Set problem: Pull out of the data below the stretch of lines bounded by the one containing "Rebuild this diagram" and the one containing "width=0.8pt] ([yshift=-9pt]#1.north east)", both bounds included, unchanged.
--- START OF Entries ---
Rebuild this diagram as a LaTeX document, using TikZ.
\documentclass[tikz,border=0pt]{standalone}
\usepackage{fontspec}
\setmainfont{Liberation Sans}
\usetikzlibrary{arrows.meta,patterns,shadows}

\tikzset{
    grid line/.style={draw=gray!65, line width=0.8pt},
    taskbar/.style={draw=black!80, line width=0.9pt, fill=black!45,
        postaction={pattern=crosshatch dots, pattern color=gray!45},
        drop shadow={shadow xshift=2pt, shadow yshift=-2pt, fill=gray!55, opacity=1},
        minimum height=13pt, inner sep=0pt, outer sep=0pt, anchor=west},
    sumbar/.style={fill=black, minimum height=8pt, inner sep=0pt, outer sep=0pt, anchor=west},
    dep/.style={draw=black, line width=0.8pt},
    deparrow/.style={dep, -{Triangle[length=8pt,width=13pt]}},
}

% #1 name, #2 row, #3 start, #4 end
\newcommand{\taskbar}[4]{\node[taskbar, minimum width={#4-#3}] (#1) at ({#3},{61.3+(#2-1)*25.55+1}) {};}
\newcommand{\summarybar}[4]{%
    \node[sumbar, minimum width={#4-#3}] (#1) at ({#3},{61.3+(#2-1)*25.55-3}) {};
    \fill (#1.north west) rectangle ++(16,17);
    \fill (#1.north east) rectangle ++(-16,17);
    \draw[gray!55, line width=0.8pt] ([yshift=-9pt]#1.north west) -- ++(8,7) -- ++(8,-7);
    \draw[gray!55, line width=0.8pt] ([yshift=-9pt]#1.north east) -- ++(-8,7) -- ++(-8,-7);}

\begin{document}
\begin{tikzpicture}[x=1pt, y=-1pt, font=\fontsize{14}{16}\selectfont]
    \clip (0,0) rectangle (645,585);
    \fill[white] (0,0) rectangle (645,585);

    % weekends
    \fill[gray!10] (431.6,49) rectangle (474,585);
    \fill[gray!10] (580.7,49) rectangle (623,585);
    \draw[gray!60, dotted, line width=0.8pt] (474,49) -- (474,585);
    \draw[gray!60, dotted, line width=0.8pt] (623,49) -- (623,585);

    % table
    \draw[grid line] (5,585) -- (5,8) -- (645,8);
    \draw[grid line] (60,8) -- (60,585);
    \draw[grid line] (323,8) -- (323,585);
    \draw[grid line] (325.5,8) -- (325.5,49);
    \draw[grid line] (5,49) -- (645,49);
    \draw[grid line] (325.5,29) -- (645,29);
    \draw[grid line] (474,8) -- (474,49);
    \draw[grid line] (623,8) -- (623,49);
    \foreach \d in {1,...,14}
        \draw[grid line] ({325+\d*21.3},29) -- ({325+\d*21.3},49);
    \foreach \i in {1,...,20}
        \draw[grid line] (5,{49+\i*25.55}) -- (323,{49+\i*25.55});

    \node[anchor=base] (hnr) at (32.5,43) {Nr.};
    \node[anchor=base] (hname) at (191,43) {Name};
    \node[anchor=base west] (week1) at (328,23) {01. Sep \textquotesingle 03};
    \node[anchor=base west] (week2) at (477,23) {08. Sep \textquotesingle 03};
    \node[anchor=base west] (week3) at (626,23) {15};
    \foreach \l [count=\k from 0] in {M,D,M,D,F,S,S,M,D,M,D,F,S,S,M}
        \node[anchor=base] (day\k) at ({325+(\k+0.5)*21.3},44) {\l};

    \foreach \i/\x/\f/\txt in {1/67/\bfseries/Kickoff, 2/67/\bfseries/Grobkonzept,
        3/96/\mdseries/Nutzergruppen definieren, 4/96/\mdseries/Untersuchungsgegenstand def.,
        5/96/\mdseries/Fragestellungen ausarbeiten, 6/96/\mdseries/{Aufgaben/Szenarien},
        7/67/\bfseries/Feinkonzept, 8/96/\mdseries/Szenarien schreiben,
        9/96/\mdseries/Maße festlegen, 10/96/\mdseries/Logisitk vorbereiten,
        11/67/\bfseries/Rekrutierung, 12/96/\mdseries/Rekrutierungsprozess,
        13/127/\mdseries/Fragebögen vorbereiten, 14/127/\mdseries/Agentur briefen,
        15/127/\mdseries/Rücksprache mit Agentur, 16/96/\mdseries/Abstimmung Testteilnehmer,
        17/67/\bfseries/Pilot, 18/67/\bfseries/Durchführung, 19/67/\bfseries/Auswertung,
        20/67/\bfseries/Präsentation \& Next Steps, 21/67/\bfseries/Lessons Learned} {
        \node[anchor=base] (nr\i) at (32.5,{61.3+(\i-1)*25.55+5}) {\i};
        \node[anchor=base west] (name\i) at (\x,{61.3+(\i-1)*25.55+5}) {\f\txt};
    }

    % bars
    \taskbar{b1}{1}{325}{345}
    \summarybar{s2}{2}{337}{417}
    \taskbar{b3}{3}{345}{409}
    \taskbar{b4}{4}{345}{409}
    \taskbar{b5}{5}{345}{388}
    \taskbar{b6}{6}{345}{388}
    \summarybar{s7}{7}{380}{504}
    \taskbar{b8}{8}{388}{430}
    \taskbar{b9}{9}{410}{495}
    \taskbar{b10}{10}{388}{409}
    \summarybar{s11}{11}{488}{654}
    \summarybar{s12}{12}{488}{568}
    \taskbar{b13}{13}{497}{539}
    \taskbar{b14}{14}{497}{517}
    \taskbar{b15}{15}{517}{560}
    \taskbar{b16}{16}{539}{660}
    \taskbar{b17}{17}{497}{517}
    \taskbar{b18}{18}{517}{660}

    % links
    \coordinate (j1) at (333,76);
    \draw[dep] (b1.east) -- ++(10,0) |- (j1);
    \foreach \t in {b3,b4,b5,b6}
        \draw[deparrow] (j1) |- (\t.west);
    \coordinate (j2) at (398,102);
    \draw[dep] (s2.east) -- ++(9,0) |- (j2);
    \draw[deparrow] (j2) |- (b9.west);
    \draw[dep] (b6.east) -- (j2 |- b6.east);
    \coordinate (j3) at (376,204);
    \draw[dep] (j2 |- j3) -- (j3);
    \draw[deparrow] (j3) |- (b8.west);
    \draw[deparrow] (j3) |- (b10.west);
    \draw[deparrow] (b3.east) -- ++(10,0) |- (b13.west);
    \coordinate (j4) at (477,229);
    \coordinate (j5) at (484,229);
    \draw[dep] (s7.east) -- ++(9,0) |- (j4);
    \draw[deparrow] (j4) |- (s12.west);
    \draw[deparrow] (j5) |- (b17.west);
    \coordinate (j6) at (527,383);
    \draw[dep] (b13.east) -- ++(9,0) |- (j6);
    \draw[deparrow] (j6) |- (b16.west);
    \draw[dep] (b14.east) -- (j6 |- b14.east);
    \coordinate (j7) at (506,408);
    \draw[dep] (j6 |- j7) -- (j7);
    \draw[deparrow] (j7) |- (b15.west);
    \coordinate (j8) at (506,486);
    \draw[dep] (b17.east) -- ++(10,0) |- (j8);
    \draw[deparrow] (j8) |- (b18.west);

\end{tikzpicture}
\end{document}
--- END OF Entries ---
--- START OF Entries ---
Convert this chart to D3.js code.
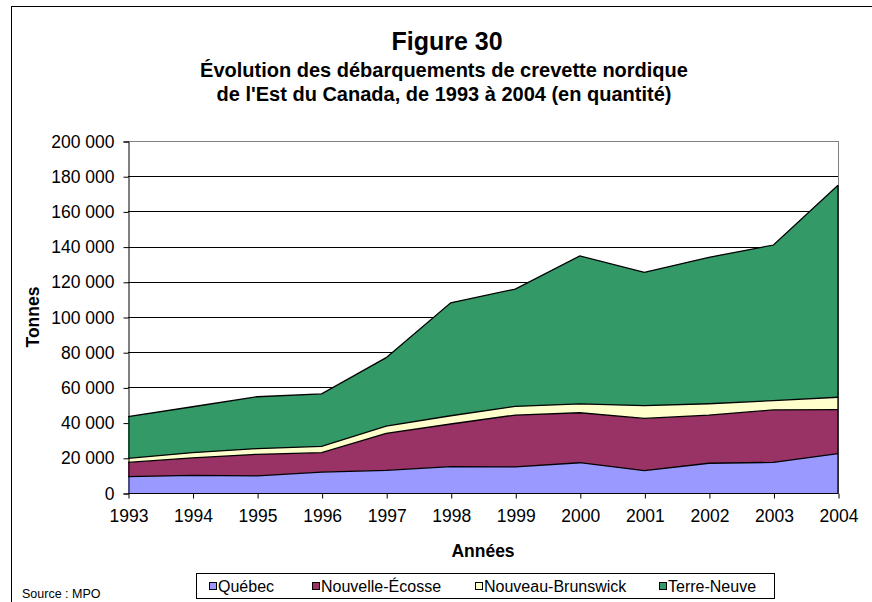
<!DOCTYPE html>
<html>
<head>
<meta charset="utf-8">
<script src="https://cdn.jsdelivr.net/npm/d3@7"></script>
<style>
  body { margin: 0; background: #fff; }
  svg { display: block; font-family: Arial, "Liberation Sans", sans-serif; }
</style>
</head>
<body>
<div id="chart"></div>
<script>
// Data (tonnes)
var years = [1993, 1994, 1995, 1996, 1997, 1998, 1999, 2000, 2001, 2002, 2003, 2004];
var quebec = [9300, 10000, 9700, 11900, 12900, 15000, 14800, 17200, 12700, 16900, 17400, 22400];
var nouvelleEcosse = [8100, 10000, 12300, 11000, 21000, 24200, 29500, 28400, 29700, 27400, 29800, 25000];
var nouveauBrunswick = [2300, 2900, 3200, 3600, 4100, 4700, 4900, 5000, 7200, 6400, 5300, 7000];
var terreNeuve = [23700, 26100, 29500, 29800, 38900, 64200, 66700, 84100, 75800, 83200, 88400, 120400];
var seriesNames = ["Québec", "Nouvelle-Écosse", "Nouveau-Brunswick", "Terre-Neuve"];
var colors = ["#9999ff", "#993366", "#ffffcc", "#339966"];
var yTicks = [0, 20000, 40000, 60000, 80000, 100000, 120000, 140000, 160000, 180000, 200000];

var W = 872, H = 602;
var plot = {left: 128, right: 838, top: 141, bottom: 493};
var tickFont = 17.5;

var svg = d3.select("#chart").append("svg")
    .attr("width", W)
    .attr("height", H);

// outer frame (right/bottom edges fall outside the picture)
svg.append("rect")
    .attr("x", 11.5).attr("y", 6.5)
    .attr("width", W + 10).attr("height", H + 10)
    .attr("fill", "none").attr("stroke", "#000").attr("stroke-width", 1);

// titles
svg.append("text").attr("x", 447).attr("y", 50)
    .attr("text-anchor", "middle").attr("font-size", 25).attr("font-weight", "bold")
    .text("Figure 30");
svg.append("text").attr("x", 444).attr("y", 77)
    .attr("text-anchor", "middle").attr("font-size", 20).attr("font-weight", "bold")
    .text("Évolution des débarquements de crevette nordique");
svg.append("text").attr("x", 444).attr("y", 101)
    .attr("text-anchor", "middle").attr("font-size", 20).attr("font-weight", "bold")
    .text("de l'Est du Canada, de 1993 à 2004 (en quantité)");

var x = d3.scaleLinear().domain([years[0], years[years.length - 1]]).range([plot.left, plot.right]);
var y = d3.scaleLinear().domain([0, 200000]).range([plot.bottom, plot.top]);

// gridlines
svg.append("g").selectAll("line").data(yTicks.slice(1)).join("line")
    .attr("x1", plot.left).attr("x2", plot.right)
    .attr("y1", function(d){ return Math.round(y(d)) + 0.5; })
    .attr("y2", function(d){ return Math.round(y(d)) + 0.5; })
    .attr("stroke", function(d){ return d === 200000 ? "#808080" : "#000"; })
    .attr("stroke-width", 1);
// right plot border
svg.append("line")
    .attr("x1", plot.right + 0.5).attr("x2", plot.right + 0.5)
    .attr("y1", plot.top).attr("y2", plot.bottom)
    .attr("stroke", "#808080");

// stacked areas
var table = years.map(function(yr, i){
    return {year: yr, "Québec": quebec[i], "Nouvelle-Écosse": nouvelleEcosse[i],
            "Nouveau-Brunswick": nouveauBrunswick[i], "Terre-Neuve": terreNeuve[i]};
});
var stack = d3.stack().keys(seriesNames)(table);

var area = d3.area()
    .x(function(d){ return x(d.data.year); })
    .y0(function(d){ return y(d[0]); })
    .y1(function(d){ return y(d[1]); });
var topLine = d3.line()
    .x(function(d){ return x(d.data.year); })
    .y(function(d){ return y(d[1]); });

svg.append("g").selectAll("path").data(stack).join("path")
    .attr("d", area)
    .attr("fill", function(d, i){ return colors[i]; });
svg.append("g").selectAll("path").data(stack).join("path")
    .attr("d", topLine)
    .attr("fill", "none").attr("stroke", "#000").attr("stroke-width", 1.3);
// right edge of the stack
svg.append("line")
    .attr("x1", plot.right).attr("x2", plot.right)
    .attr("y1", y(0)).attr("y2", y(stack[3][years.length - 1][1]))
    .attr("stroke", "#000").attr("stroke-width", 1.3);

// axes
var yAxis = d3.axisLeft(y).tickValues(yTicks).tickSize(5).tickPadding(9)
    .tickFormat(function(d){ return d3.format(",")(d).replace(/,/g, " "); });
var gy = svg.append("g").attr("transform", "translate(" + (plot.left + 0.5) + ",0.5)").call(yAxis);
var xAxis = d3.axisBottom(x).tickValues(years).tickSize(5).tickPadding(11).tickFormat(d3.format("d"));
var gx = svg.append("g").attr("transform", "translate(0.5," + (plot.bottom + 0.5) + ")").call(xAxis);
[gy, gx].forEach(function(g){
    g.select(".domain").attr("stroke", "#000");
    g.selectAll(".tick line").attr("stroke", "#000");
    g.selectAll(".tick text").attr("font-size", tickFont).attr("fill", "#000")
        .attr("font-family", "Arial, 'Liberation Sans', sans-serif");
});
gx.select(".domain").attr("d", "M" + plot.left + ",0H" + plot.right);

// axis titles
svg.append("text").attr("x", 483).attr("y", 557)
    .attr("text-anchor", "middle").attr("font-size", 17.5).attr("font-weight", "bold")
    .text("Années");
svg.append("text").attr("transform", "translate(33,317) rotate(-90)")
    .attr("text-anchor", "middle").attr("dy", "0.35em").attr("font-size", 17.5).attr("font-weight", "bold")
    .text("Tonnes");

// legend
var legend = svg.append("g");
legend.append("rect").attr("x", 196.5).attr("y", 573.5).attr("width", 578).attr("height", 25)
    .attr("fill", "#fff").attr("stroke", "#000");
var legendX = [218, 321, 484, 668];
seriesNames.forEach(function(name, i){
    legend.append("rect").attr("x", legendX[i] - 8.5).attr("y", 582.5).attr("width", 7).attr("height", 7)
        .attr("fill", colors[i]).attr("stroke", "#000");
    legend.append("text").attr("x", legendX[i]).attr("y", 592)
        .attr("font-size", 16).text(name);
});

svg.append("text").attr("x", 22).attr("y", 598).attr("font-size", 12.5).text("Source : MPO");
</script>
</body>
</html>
--- END OF Entries ---
The reply:
Rebuild this diagram as a LaTeX document, using TikZ.
\documentclass[tikz,border=0pt]{standalone}
\usepackage{fontspec}
\setmainfont{Liberation Sans}
\usetikzlibrary{arrows.meta,patterns,shadows}

\tikzset{
    grid line/.style={draw=gray!65, line width=0.8pt},
    taskbar/.style={draw=black!80, line width=0.9pt, fill=black!45,
        postaction={pattern=crosshatch dots, pattern color=gray!45},
        drop shadow={shadow xshift=2pt, shadow yshift=-2pt, fill=gray!55, opacity=1},
        minimum height=13pt, inner sep=0pt, outer sep=0pt, anchor=west},
    sumbar/.style={fill=black, minimum height=8pt, inner sep=0pt, outer sep=0pt, anchor=west},
    dep/.style={draw=black, line width=0.8pt},
    deparrow/.style={dep, -{Triangle[length=8pt,width=13pt]}},
}

% #1 name, #2 row, #3 start, #4 end
\newcommand{\taskbar}[4]{\node[taskbar, minimum width={#4-#3}] (#1) at ({#3},{61.3+(#2-1)*25.55+1}) {};}
\newcommand{\summarybar}[4]{%
    \node[sumbar, minimum width={#4-#3}] (#1) at ({#3},{61.3+(#2-1)*25.55-3}) {};
    \fill (#1.north west) rectangle ++(16,17);
    \fill (#1.north east) rectangle ++(-16,17);
    \draw[gray!55, line width=0.8pt] ([yshift=-9pt]#1.north west) -- ++(8,7) -- ++(8,-7);
    \draw[gray!55, line width=0.8pt] ([yshift=-9pt]#1.north east) -- ++(-8,7) -- ++(-8,-7);}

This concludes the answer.